O “eu penso” cartesiano ao se colocar à janela para ver os passantes, só os vê como homens verdadeiros,
só se certifica da verdade daquilo que seus olhos vêem, depois de julgar pelo espírito. Assim, esse eu não
pensa nos passantes como uma particularidade, uma vez que os homens que passam só são verdadeiros
depois da inspecção do espírito, eles são apenas uma abstração. De acordo com Carraud, Pascal indaga se
aquele que se pôs à janela vê a substância de um eu que passa.
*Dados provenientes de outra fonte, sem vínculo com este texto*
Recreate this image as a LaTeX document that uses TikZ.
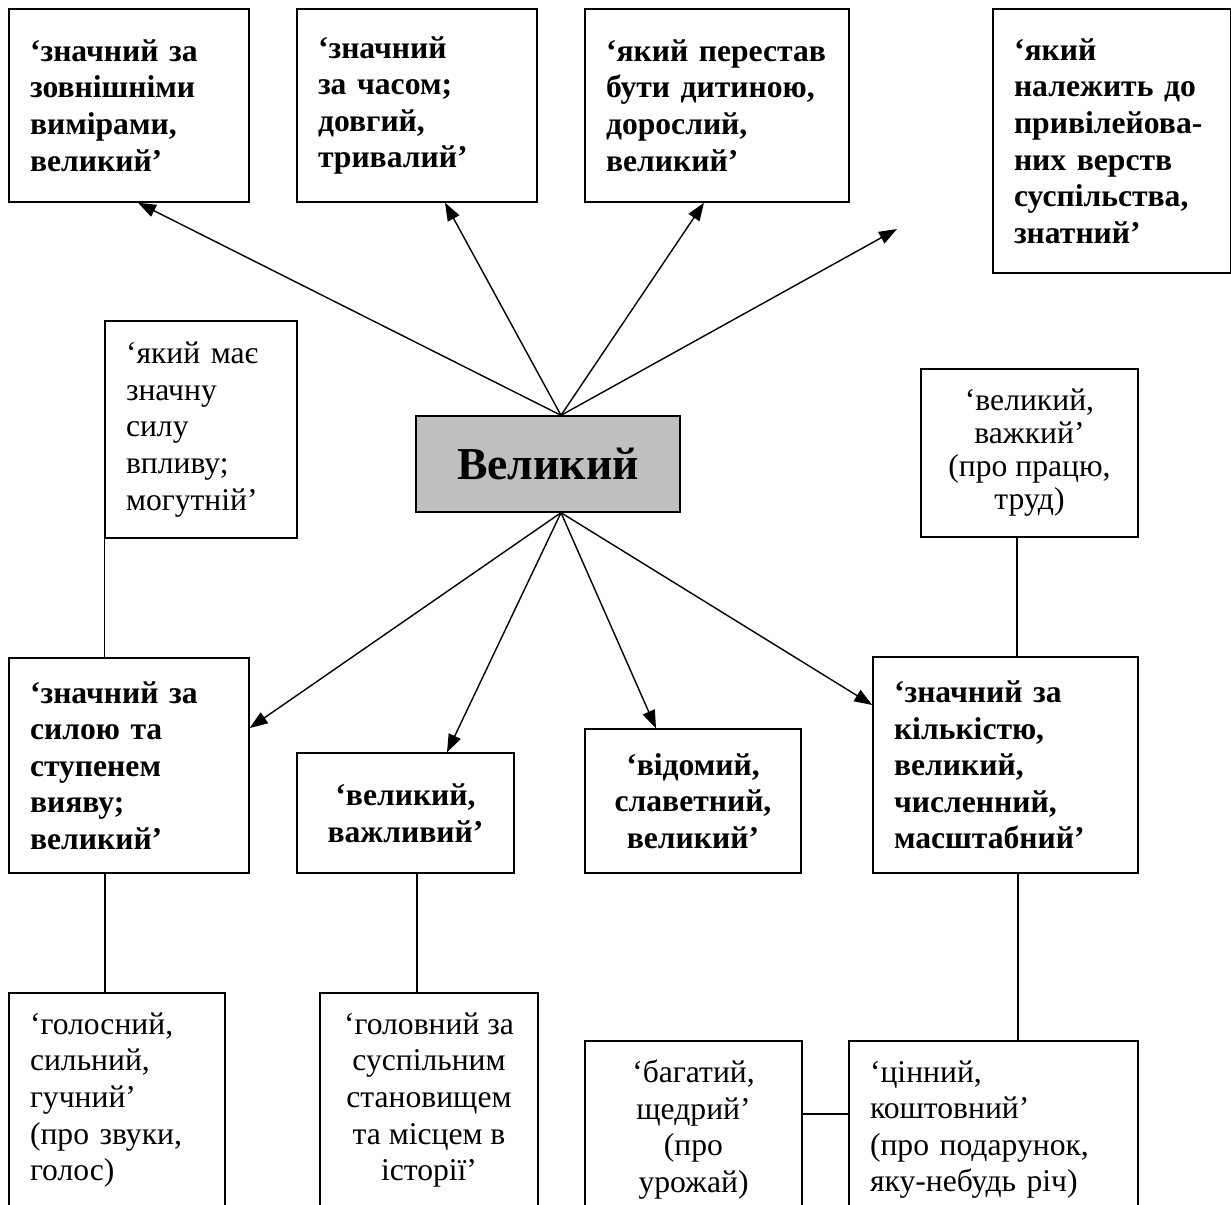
\documentclass[tikz,border=0pt]{standalone}
\usepackage{fontspec}
\setmainfont{Liberation Serif}
\usetikzlibrary{arrows.meta}
\tikzset{
    % Bold sense boxes (main meanings)
    sensebold/.style={
        draw=black,
        fill=white,
        line width=0.8pt,
        inner xsep=0.42cm,
        inner ysep=0pt,
        font=\fontsize{18pt}{20.8pt}\selectfont\bfseries
    },
    % Plain sense boxes (shades of meaning)
    sensebox/.style={
        draw=black,
        fill=white,
        line width=0.8pt,
        inner xsep=0.42cm,
        inner ysep=0pt,
        font=\fontsize{18pt}{20.8pt}\selectfont
    },
    % Left aligned text of a given width
    lefttext/.style={
        text width=#1,
        align=left
    },
    % Central word
    hubbox/.style={
        draw=black,
        fill=black!25,
        line width=0.8pt,
        minimum width=5.28cm,
        minimum height=1.92cm,
        font=\fontsize{26pt}{30pt}\selectfont\bfseries
    },
    % Arrows from the central word
    linkarrow/.style={
        -{Triangle[length=0.36cm,width=0.26cm]},
        line width=0.8pt,
        black
    },
    % Plain connectors
    linkline/.style={
        line width=0.8pt,
        black
    }
}

\begin{document}
\begin{tikzpicture}[x=0.02cm, y=-0.02cm]

\useasboundingbox (0,0) rectangle (1231,1204);
\clip (0,0) rectangle (1231,1204);

% ==================== CENTRAL WORD ====================
\node[hubbox] (hub) at (548, 464) {Великий};

% ==================== TOP ROW ====================
\node[sensebold, lefttext=3.96cm, minimum width=4.8cm, minimum height=3.86cm] (size) at (129, 105.5)
    {‘значний за\\зовнішніми\\вимірами,\\великий’};
\node[sensebold, lefttext=3.96cm, minimum width=4.8cm, minimum height=3.86cm] (time) at (417, 105.5)
    {‘значний\\за часом;\\довгий,\\тривалий’};
\node[sensebold, lefttext=4.44cm, minimum width=5.28cm, minimum height=3.86cm] (adult) at (717, 105.5)
    {‘який перестав\\бути дитиною,\\дорослий,\\великий’};
\node[sensebold, lefttext=3.91cm, minimum width=4.75cm, minimum height=5.28cm] (noble) at (1111.75, 141)
    {‘який\\належить до\\привілейова-\\них верств\\суспільства,\\знатний’};
\coordinate (free) at (897, 229);

% Arrows: hub to top row
\draw[linkarrow] ([xshift=0.26cm]hub.north) -- ([xshift=0.18cm]size.south);
\draw[linkarrow] ([xshift=0.26cm]hub.north) -- ([xshift=0.56cm]time.south);
\draw[linkarrow] ([xshift=0.26cm]hub.north) -- ([xshift=-0.26cm]adult.south);
\draw[linkarrow] ([xshift=0.26cm]hub.north) -- (free);

% ==================== SIDE BOXES ====================
\node[sensebox, lefttext=3.0cm, minimum width=3.84cm, minimum height=4.34cm] (power) at (201, 429.5)
    {‘який має\\значну\\силу\\впливу;\\могутній’};
\node[sensebox, align=center, minimum width=4.34cm, minimum height=3.36cm,
      font=\fontsize{18pt}{18.8pt}\selectfont] (work) at (1029.5, 453)
    {‘великий,\\важкий’\\(про працю,\\труд)};

% ==================== MIDDLE ROW ====================
\node[sensebold, lefttext=3.96cm, minimum width=4.8cm, minimum height=4.3cm] (force) at (129, 765.5)
    {‘значний за\\силою та\\ступенем\\вияву;\\великий’};
\node[sensebold, align=center, minimum width=4.34cm, minimum height=2.4cm] (important) at (405.5, 813)
    {‘великий,\\важливий’};
\node[sensebold, align=center, minimum width=4.32cm, minimum height=2.88cm] (famous) at (693, 801)
    {‘відомий,\\славетний,\\великий’};
\node[sensebold, lefttext=4.46cm, minimum width=5.3cm, minimum height=4.32cm] (amount) at (1005.5, 765)
    {‘значний за\\кількістю,\\великий,\\численний,\\масштабний’};

% Arrows: hub to middle row
\draw[linkarrow] ([xshift=0.26cm]hub.south) -- ([yshift=0.75cm]force.east);
\draw[linkarrow] ([xshift=0.26cm]hub.south) -- ([xshift=0.83cm]important.north);
\draw[linkarrow] ([xshift=0.26cm]hub.south) -- ([xshift=-0.74cm]famous.north);
\draw[linkarrow] ([xshift=0.26cm]hub.south) -- ([yshift=1.2cm]amount.west);

% ==================== BOTTOM ROW ====================
\node[sensebox, lefttext=3.48cm, minimum width=4.32cm, minimum height=4.28cm] (loud) at (117, 1100)
    {‘голосний,\\сильний,\\гучний’\\(про звуки,\\голос)};
\node[sensebox, align=center, minimum width=4.36cm, minimum height=4.28cm] (chief) at (429, 1100)
    {‘головний за\\суспільним\\становищем\\та місцем в\\історії’};
\node[sensebox, align=center, minimum width=4.34cm, minimum height=3.54cm] (rich) at (693.5, 1129.5)
    {‘багатий,\\щедрий’\\(про\\урожай)};
\node[sensebox, lefttext=4.94cm, minimum width=5.78cm, minimum height=3.54cm] (precious) at (993.5, 1129.5)
    {‘цінний,\\коштовний’\\(про подарунок,\\яку-небудь річ)};

% ==================== PLAIN CONNECTORS ====================
\draw[linkline] (power.south west) -- (power.south west |- force.north);
\draw[linkline] ([xshift=-0.25cm]work.south) -- ([xshift=-0.25cm]work.south |- amount.north);
\draw[linkline] ([xshift=-0.48cm]force.south) -- ([xshift=-0.48cm]force.south |- loud.north);
\draw[linkline] ([xshift=0.23cm]important.south) -- ([xshift=0.23cm]important.south |- chief.north);
\draw[linkline] ([xshift=0.25cm]amount.south) -- ([xshift=0.25cm]amount.south |- precious.north);
\draw[linkline] ([yshift=0.31cm]rich.east) -- ([yshift=0.31cm]rich.east -| precious.west);

\end{tikzpicture}
\end{document}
Esse eu que passa não é uma abstração, é
um eu constituído pelo amor e que, por isso, quer “ser amado e admirado por todos”. Pascal contrapõe ao
eu abstrato, ao “eu penso” o eu que se ama e requer ser amado para ser.
Portanto, para atacar o “eu penso”cartesiano, Pascal, segundo Vincent Carraud, nesse fragmento,
parte do seguinte raciocínio: se o eu é a “alma da pessoa”, nada do que define o eu pode atingí-lo: nem a
substância que é a “res cogitans”, nem a razão, o espírito ou o entendimento, ( e as qualidades que são a
memória e o julgamento); nem o corpo (seu lugar ou sua beleza), então nem a substância que é a “res
extensa”. Tudo isso que o eu permite pensar dele mesmo é insuficiente à interrogação sobre o eu. Para
isso ver Vincent Carraud, Pascal et la Philosophie, IV, p. 322-327.